You might want to add SSL to your site, but man, those SSL certs be costing money. And that's where you are wrong my friend (unless you already knew about Let's Encrypt and are only this to learn how to generate a certificate, in that case I apologize for the cheesy introduction).

Here I will be detailing the steps to acquire an SSL certificate with Let's Encrypt using Certbot, with nginx. I will be installing Certbot on a Debian Stretch server, so you might need to input a different command depending on the distro or OS you are using.

First we need to install Certbot

# apt-get install certbot

Before we can install the certificates, we need to configure nginx for certficate installation and renewal. We can set the default server configuration on nginx for that. We need to do this so that Let's Encrypt's server can read the challenge generated by Certbot and verify that we indeed own the domain(s) for which we want to make the certificate.

server {
        listen 80 default_server;
        listen [::]:80 default_server;

        server_name _;

# This is so that Let's Encrypt can look for the challenge
        location /.well-known/acme-challenge/ {
                root /var/www/html/;
                default_type text/plain;

        # The rest of your configuration...

Once we have edited the default configuration file, we need to restart nginx.

# sudo systemctl restart nginx

After that we can get started installing the certificate. I wanted to get a certificate for more than subdomain, so I added them using the -d flag to my list of arguments like in the following example

# certbot certonly --webroot -w /var/www/html -d www.example.com -d example.com

It will ask your email for renew notifications, although certbot should renew your certificates automatically before expiration.

That's it, you should already have the new certificate and keys on your server. Now you can go ahead and configure nginx to accept https connections and redirect plain old insecure http requests to https. You should also put the correct path for your certificate and public key under ssl_certificate and ssl_certificate_key respectively.

server {
        listen 80;
        listen [::]:80;
        server_name www.example.com;
        return 301 https://$host$request_uri;

server {
        listen 443 ssl;

        server_name www.example.com;
        ssl_certificate /etc/letsencrypt/live/www.example.com/fullchain.pem;
        ssl_certificate_key /path/to/key/www.example.com/privkey.pem;
        location /static/ {
                alias /home/webuser/mysite/static/;
        location /media/ {
                alias /home/webuser/mysite/media/;
        location / {
                proxy_set_header X-Forwarded-For $proxy_add_x_forwarded_for;
                proxy_set_header Host $http_host;
                proxy_redirect off;

The downside of automatically redirecting http requests to https is that old browsers that don't support https won't be able to open your site.

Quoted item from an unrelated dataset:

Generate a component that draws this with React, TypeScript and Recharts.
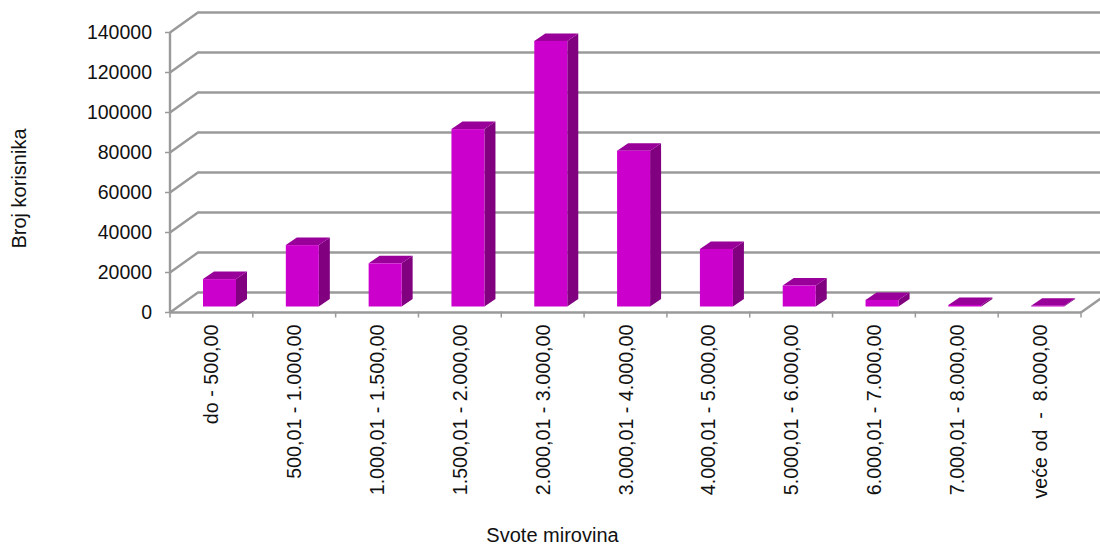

But come on, it's 2018, we shouldn't be caring about some 10+ year old browser (*cough* IE *cough*).

For more information on Certbot: https://certbot.eff.org/docs/using.html

Update (2018/11/02): Sometime in 2018 Let's Encrypt added the possibility to generate a wildcard SSL certificate (e.g. *.example.com).

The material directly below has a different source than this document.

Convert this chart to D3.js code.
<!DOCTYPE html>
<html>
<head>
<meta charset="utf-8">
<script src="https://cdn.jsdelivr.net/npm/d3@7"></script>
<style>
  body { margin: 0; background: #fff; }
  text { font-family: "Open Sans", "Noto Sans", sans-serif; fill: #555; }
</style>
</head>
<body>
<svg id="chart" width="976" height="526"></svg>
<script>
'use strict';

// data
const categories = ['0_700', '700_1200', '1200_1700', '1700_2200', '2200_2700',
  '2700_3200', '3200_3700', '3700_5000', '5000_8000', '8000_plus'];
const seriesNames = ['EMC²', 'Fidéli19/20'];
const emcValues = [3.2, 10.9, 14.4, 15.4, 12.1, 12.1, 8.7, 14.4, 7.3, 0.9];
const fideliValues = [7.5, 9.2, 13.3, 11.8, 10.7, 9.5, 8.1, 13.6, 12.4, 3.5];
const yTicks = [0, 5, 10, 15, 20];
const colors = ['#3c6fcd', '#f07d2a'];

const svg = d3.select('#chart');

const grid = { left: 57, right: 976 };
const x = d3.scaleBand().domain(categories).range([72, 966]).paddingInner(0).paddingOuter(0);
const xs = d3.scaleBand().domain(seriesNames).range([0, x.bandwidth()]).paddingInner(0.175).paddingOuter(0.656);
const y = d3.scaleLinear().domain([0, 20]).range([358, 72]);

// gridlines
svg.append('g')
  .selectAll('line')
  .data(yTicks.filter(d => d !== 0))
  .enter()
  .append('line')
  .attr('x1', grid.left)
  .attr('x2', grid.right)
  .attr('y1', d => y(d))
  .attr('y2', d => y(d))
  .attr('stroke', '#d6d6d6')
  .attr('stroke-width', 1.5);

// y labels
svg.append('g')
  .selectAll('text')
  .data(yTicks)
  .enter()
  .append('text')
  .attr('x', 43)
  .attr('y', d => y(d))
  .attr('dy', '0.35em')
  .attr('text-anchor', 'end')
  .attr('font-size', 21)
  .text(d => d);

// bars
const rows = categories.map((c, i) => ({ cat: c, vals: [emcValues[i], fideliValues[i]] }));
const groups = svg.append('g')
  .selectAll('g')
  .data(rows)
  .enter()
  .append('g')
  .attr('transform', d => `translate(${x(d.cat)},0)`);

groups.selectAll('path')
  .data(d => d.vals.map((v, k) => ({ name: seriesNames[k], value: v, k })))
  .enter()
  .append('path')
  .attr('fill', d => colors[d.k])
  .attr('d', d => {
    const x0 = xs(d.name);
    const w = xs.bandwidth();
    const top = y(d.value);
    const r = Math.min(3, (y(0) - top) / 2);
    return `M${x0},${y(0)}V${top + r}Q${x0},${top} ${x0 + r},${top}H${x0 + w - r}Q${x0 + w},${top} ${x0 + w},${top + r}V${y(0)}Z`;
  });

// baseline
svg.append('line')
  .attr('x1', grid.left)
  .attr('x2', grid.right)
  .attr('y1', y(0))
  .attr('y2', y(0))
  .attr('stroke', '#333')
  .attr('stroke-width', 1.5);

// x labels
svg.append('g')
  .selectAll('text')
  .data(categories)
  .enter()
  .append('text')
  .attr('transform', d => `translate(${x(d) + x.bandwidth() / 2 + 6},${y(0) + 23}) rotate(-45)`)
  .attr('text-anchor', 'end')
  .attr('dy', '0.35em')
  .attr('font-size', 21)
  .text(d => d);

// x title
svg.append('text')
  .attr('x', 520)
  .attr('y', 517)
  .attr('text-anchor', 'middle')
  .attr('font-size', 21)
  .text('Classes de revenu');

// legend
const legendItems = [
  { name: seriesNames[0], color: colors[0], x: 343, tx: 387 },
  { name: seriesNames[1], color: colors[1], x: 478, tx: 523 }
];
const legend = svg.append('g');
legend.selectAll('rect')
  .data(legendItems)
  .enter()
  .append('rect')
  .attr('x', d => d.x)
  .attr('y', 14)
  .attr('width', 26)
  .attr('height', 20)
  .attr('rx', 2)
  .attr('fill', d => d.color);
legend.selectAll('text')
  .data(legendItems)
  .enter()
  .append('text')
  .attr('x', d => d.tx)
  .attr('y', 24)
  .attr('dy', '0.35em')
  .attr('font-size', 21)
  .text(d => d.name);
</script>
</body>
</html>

To generate such a certificate we will need to download certbot from the git repository

$ git clone https://github.com/certbot/certbot.git

Then we cd into certbot and run

$ certbot-auto certonly --manual \
> --preferred-challenges=dns \
> --email email@example.com \
> --server https://acme-v02.api.letsencrypt.org/directory \
> --agree-tos \
> -d *.example.com

For this you will need to add a TXT record to the DNS settings of your domain, since this only works using the dns challenge. Before pressing enter make sure that your record has been deployed.